Further, even if the Court were to reach the substantive merits of his argument, his allegations do not suffice as a challenge to his guilty plea. Before accepting a defendant's guilty plea, a court is required to ensure that the plea is knowing and voluntary. See James v. Cain, 56 F.3d 662, 666 (5th Cir. 1995). Courts considering post-conviction challenges to guilty plea proceedings "have focused on three core concerns: absence of coercion, the defendant's understanding of the charges, and a realistic understanding of the consequences of the guilty plea." United States v. Gracia, 983 F.2d 625, 627-28 (5th Cir.1993). A realistic understanding of the consequences of a guilty plea means that the defendant knows the "immediate and automatic consequences of that plea such as the maximum sentence length or fine." Duke v. Cockrell, 292 F.3d 414, 416 (5th Cir. 2002). Prisoners challenging guilty pleas on collateral review must overcome a "strong presumption of verity" accorded "solemn declarations" made in open court. See Blackledge v. Allison, 431 U.S. 63, 73-74 (1977). Prisoners must also overcome the presumption of regularity and "great weight" accorded court documents. United States v. Abreo, 30 F.3d 29, 32 (5th Cir. 1994) (holding that a signed, unambiguous plea agreement "is accorded great evidentiary weight" when determining whether a plea is entered voluntarily and knowingly); Bonvillian v. Blackburn, 780 F.2d 1248, 1252 (5th Cir.1986) (holding that court records are "accorded great weight").

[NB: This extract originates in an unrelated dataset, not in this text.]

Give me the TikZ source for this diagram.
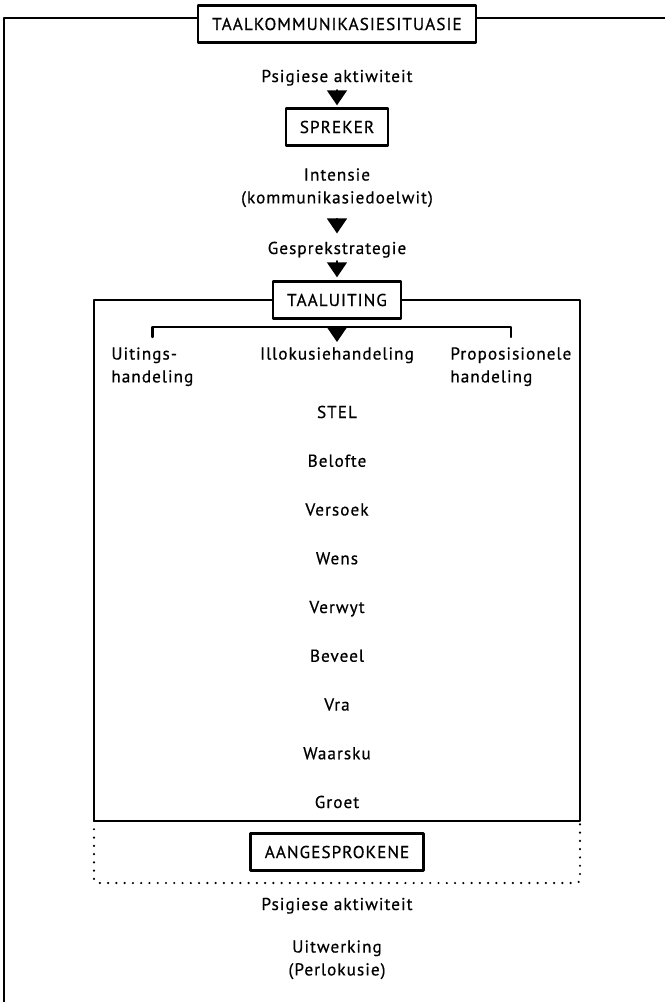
\documentclass[tikz,border=0pt]{standalone}
\usepackage{fontspec}
\setmainfont{PT Sans}[LetterSpace=6,FakeBold=0.6]
\usetikzlibrary{arrows.meta}

\begin{document}
\begin{tikzpicture}[line cap=round,line join=round,x=0.02cm,y=-0.02cm,
  every node/.style={font=\fontsize{9.8}{13}\selectfont},
  frame/.style={line width=1.4pt},
  box/.style={draw,line width=1.4pt,inner xsep=8pt,inner ysep=0pt,minimum height=0.74cm},
  lbl/.style={inner sep=0pt,align=center},
  tri/.style={-{Triangle[width=0.4cm,length=0.3cm]},line width=1pt}]
\clip (0,0) rectangle (665,1002);
% outer frame
\coordinate (ofr) at (670,18);
\coordinate (ofl) at (4,1010);
\node[box] (title) at (337,24) {TAALKOMMUNIKASIESITUASIE};
\draw[frame] (ofr) -- (title.east |- ofr);
\draw[frame] (title.west |- ofr) -| (ofl);
% speaker
\node[lbl,anchor=base] (psig1) at (337,82) {Psigiese aktiwiteit};
\node[box] (spreker) at (337,127) {SPREKER};
\node[lbl,anchor=north] (intensie) at (337,168) {Intensie\\(kommunikasiedoelwit)};
\node[lbl,anchor=base] (gespr) at (337,254) {Gesprekstrategie};
\node[box] (taal) at (337,300) {TAALUITING};
\draw[tri,shorten <=0.08cm,shorten >=0.04cm] (psig1) -- (spreker);
\draw[tri,shorten <=0.3cm,shorten >=0.16cm] (intensie) -- (gespr);
\draw[tri,shorten <=0.06cm,shorten >=0.06cm] (gespr) -- (taal);
% utterance
\coordinate (ibl) at (94,821);
\coordinate (ibr) at (580,821);
\draw[frame] (taal.west) -| (ibl) -- (ibr) |- (taal.east);
\coordinate (brace) at (337,327);
\node[lbl,anchor=north west,align=left] (uitings) at (111,347) {Uitings-\\handeling};
\node[lbl,anchor=north] (illok) at (337,347) {Illokusiehandeling};
\node[lbl,anchor=north west,align=left] (propos) at (450,347) {Proposisionele\\handeling};
\draw[frame,shorten <=0.2cm,shorten >=0.2cm] (uitings.north) |- (brace) -| (propos.north);
\draw[tri,shorten >=0.1cm] (brace) -- (illok);
\foreach \act [count=\i] in {STEL,Belofte,Versoek,Wens,Verwyt,Beveel,Vra,Waarsku,Groet}
  \node[lbl,anchor=base] (act\i) at (337,369.25+48.75*\i) {\act};
% addressee
\coordinate (dbl) at (94,883);
\coordinate (dbr) at (580,883);
\draw[frame,dash pattern=on 0pt off 4.7pt,rounded corners=0.08cm] (ibl) -- (dbl) -- (dbr) -- (ibr);
\node[box] (aanges) at (337,852) {AANGESPROKENE};
\node[lbl,anchor=base] (psig2) at (337,910) {Psigiese aktiwiteit};
\node[lbl,anchor=north] (uitw) at (337,940) {Uitwerking\\(Perlokusie)};
\end{tikzpicture}
\end{document}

In this case, the Magistrate Judge properly inquired into Dantzler's background, including his mental state and educational history, before determining, based on her observations and those of his counsel, that Dantzler was competent to enter a plea of guilty. She also properly inquired of Dantzler as to whether the Government, or any person, made promises to him that were not part of the plea agreement to determine if his plea was based on false promises or other improper considerations. Danztler answered that inquiry in the negative. The Magistrate Judge then issued a Report and Recommendation, recommending that the Court adjudge Dantzler guilty of the offense. Dantzler made no objections, and this Court adopted her recommendation and adjudged him guilty. Dantzler's educational history and developmental disability, standing alone, are insufficient to refute his courtroom statements verifying that he did, in fact, understand the consequences of his plea. His remaining contractual arguments are frivolous. Accordingly, to the extent that Dantzler has amended his Petition to add a new claim challenging his guilty plea, this claim is also DENIED.
Finally, the Court finds that no evidentiary hearing is necessary because the "the motion, files, and records of the case conclusively show that the prisoner is entitled to no relief." United States v. Bartholomew, 974 F.2d 39, 41 (5th Cir. 1992). Thus, Dantzler's motion for an evidentiary hearing is DENIED.
MONROE, LOUISIANA, this 6th day of December, 2012.